Saturday, September 16, 2006

Corinthian Leather® and other matters

ESPN: "woman gets 2.75 million for house and 4 acres from arlington, texas city council"
I've never been inside Texas Stadium in Irving, but it looks perfectly serviceable to me from the outside. Someone once said there's a hole in the roof because that way God can watch the Cowboys. You would think something like that would have been sufficient to keep them in Irving, but for some reason Arlington voters decided some time ago that they would raise the funds to build a new stadium to lure them away. Now as some of you already know, Irving is a little closer to Dallas than Fort Worth, but Arlington is roughly half-way between the two. You'd think the city of Dallas should be able to muscle billionaire owner Jerry Jones into staying put( or even going back to the Cotton Bowl®, located as it is in Dallas proper), by threatening to take away his right to call them the Dallas Cowboys, a municipality turning the tables for once on a sports franchise. I know, you're thinking-- intellectual property rights run amuck: maybe that city in Spain would sue Daimler-Chrysler® for retroactive royalties on all those Cordobas they built in the 70s, and Paris, France could sue Paris, Texas, and the French government could sue Versailles, Kentucky, the principality of Monaco could sue GM®(almost forgot...), the remaining Ottowa indians could sue the Canadian government, Shakespeare's heirs could sue several million people(and Bacon's heirs could then sue them, and...)

rrrich corinthian leather...mmm
Maybe we would then have to severely curtail the scope of IP law altogether. 3rd world farmers wouldn't worry about giving back genetically-modified seeds to western corporations and fewer Africans would die of AIDS. Maybe. But it would stifle innovation®, that's what the brochures say. Also maybe.
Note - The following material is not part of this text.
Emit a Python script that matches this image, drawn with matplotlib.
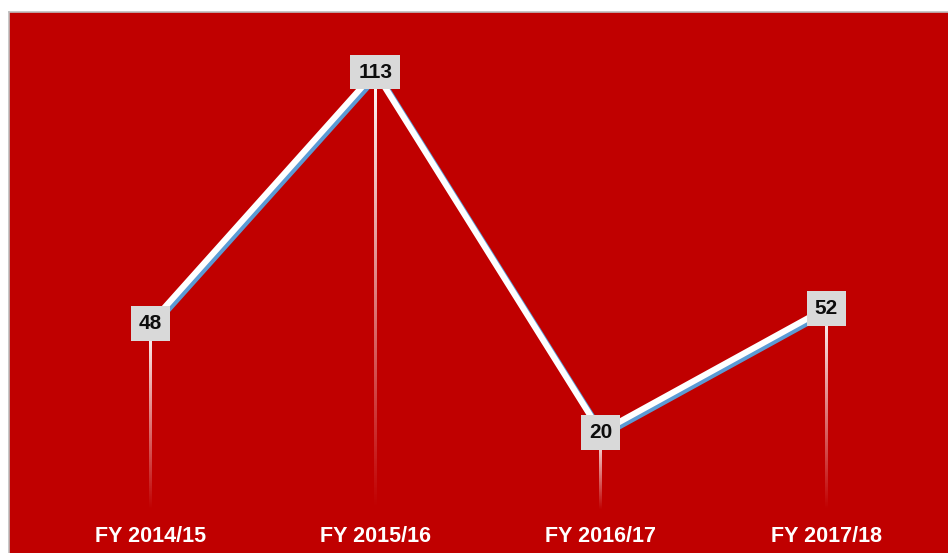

But wouldn't innovation also become a lot less expensive? It's far more important that Universal Music Group® should be able to sue myspace® and youtube®, so get your priorities in order.

See also: NASA's orbital debris program,
the Air Force's space surveillance,

note: all copyrighted and trademarked material described or otherwise alluded to in this post probably belongs to somebody.